**Stated exercise**
Omit all images, then return the remaining material exactly as it stands.

◆ ◆ ◆ ◆ ◆

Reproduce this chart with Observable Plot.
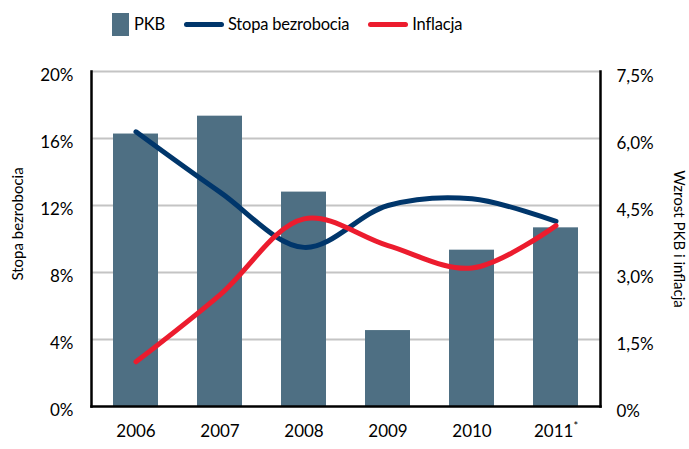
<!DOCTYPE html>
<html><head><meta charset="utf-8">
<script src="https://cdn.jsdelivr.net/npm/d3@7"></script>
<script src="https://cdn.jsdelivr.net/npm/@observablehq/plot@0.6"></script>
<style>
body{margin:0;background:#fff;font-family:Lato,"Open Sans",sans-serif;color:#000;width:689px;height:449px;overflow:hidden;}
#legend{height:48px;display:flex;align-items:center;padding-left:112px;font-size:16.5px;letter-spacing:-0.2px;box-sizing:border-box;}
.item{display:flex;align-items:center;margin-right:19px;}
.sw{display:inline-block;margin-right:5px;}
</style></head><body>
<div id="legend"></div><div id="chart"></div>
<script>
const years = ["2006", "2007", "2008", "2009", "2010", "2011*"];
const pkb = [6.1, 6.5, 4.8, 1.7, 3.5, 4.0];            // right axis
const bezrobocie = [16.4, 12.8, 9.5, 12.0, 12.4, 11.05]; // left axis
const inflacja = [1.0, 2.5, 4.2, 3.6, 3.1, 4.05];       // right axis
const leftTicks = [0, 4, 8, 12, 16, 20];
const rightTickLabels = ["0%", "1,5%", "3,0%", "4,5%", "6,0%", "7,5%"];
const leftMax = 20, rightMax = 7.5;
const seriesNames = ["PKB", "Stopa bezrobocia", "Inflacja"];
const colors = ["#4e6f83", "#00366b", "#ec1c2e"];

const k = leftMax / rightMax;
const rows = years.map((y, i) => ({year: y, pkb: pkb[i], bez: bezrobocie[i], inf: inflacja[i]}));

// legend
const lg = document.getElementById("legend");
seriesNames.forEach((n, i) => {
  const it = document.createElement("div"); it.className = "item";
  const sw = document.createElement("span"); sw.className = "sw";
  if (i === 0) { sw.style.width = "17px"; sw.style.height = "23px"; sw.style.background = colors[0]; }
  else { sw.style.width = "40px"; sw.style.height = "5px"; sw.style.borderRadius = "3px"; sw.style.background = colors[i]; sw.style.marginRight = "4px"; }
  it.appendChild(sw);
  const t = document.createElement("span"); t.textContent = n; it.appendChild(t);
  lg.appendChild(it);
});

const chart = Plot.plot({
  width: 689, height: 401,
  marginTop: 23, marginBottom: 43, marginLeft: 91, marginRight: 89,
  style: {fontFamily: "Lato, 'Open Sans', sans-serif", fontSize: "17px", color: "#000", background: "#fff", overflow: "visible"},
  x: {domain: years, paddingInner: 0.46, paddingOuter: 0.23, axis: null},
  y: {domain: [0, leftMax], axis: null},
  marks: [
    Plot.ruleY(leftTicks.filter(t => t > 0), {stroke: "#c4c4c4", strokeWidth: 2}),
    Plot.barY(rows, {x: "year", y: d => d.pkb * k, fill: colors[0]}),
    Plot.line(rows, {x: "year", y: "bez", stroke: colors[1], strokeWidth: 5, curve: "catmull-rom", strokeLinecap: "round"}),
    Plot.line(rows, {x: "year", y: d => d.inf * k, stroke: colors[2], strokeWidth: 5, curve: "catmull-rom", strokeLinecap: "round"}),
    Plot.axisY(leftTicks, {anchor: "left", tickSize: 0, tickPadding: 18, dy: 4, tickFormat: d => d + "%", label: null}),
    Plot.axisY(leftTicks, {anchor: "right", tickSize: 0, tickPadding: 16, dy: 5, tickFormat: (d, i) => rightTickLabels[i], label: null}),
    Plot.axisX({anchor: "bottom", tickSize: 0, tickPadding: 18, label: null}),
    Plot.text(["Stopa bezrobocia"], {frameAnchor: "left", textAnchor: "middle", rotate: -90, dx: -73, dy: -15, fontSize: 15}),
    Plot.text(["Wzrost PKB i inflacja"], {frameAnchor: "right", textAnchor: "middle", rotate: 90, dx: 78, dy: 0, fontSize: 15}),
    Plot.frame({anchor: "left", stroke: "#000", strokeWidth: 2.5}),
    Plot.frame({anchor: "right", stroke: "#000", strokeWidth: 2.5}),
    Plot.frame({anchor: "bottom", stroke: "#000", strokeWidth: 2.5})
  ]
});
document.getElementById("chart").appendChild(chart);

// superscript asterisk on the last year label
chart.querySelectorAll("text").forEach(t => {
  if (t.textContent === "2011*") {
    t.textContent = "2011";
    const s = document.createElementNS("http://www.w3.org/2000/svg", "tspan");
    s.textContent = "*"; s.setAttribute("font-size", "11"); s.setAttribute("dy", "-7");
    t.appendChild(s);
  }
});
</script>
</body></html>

◆ ◆ ◆ ◆ ◆

**Reply to the exercise**
Reproduce this chart with Observable Plot.
<!DOCTYPE html>
<html><head><meta charset="utf-8">
<script src="https://cdn.jsdelivr.net/npm/d3@7"></script>
<script src="https://cdn.jsdelivr.net/npm/@observablehq/plot@0.6"></script>
<style>
body{margin:0;background:#fff;font-family:Lato,"Open Sans",sans-serif;color:#000;width:689px;height:449px;overflow:hidden;}
#legend{height:48px;display:flex;align-items:center;padding-left:112px;font-size:16.5px;letter-spacing:-0.2px;box-sizing:border-box;}
.item{display:flex;align-items:center;margin-right:19px;}
.sw{display:inline-block;margin-right:5px;}
</style></head><body>
<div id="legend"></div><div id="chart"></div>
<script>
const years = ["2006", "2007", "2008", "2009", "2010", "2011*"];
const pkb = [6.1, 6.5, 4.8, 1.7, 3.5, 4.0];            // right axis
const bezrobocie = [16.4, 12.8, 9.5, 12.0, 12.4, 11.05]; // left axis
const inflacja = [1.0, 2.5, 4.2, 3.6, 3.1, 4.05];       // right axis
const leftTicks = [0, 4, 8, 12, 16, 20];
const rightTickLabels = ["0%", "1,5%", "3,0%", "4,5%", "6,0%", "7,5%"];
const leftMax = 20, rightMax = 7.5;
const seriesNames = ["PKB", "Stopa bezrobocia", "Inflacja"];
const colors = ["#4e6f83", "#00366b", "#ec1c2e"];

const k = leftMax / rightMax;
const rows = years.map((y, i) => ({year: y, pkb: pkb[i], bez: bezrobocie[i], inf: inflacja[i]}));

// legend
const lg = document.getElementById("legend");
seriesNames.forEach((n, i) => {
  const it = document.createElement("div"); it.className = "item";
  const sw = document.createElement("span"); sw.className = "sw";
  if (i === 0) { sw.style.width = "17px"; sw.style.height = "23px"; sw.style.background = colors[0]; }
  else { sw.style.width = "40px"; sw.style.height = "5px"; sw.style.borderRadius = "3px"; sw.style.background = colors[i]; sw.style.marginRight = "4px"; }
  it.appendChild(sw);
  const t = document.createElement("span"); t.textContent = n; it.appendChild(t);
  lg.appendChild(it);
});

const chart = Plot.plot({
  width: 689, height: 401,
  marginTop: 23, marginBottom: 43, marginLeft: 91, marginRight: 89,
  style: {fontFamily: "Lato, 'Open Sans', sans-serif", fontSize: "17px", color: "#000", background: "#fff", overflow: "visible"},
  x: {domain: years, paddingInner: 0.46, paddingOuter: 0.23, axis: null},
  y: {domain: [0, leftMax], axis: null},
  marks: [
    Plot.ruleY(leftTicks.filter(t => t > 0), {stroke: "#c4c4c4", strokeWidth: 2}),
    Plot.barY(rows, {x: "year", y: d => d.pkb * k, fill: colors[0]}),
    Plot.line(rows, {x: "year", y: "bez", stroke: colors[1], strokeWidth: 5, curve: "catmull-rom", strokeLinecap: "round"}),
    Plot.line(rows, {x: "year", y: d => d.inf * k, stroke: colors[2], strokeWidth: 5, curve: "catmull-rom", strokeLinecap: "round"}),
    Plot.axisY(leftTicks, {anchor: "left", tickSize: 0, tickPadding: 18, dy: 4, tickFormat: d => d + "%", label: null}),
    Plot.axisY(leftTicks, {anchor: "right", tickSize: 0, tickPadding: 16, dy: 5, tickFormat: (d, i) => rightTickLabels[i], label: null}),
    Plot.axisX({anchor: "bottom", tickSize: 0, tickPadding: 18, label: null}),
    Plot.text(["Stopa bezrobocia"], {frameAnchor: "left", textAnchor: "middle", rotate: -90, dx: -73, dy: -15, fontSize: 15}),
    Plot.text(["Wzrost PKB i inflacja"], {frameAnchor: "right", textAnchor: "middle", rotate: 90, dx: 78, dy: 0, fontSize: 15}),
    Plot.frame({anchor: "left", stroke: "#000", strokeWidth: 2.5}),
    Plot.frame({anchor: "right", stroke: "#000", strokeWidth: 2.5}),
    Plot.frame({anchor: "bottom", stroke: "#000", strokeWidth: 2.5})
  ]
});
document.getElementById("chart").appendChild(chart);

// superscript asterisk on the last year label
chart.querySelectorAll("text").forEach(t => {
  if (t.textContent === "2011*") {
    t.textContent = "2011";
    const s = document.createElementNS("http://www.w3.org/2000/svg", "tspan");
    s.textContent = "*"; s.setAttribute("font-size", "11"); s.setAttribute("dy", "-7");
    t.appendChild(s);
  }
});
</script>
</body></html>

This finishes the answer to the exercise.